Whether it has a year of manufacture (vintage) on the label or not, bottled whisky does not mature or change further, the way a wine might. A tightly sealed bottle will last for years but once a bottle is opened the alcohol will very slowly evaporate. Thus, it’s never a good idea to keep a bottle with a dispenser inserted for more than a few weeks or to leave a half empty bottle sitting around for very long. If you are a slow drinker, it’s a good idea to decant a bottle into smaller ones, which can be tightly sealed until needed. Cool storage is best, whatever the size of your bottle.
Purists will not drink whisky neat and won’t add ice or mixers. They will add only a splash or two of pure water, believing this helps ‘open’ the tastes and flavours to the nose and to the palate.

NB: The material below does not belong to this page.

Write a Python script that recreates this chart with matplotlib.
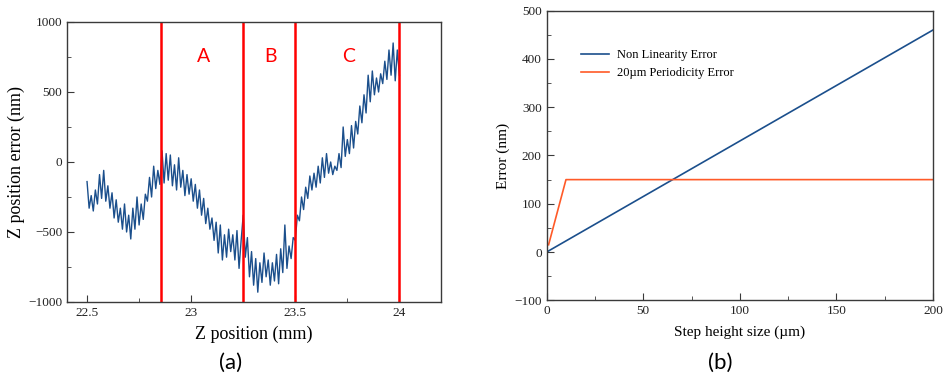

Cooking with whisky is rare and rarely works well, as it canbecome unappetising when heated with food. Too much or the wrong type of whisky added to the cream, oats and raspberries of traditional Cranachan can spoil otherwise delicious ingredients; lots of honey is the most judicious solution.
You might add a splash to a gravy/jus for roasted grouse or venison or flame game with it before roasting or stewing but serving an accompanying tot of something special is just as good and more respectful of the effort that has gone into making the whisky.
On a cold day, a small glass of a very fine single malt whisky is a superb aperitif with smoked salmon, especially with hot-smoked salmon, which is both more robust in flavour and increasingly available.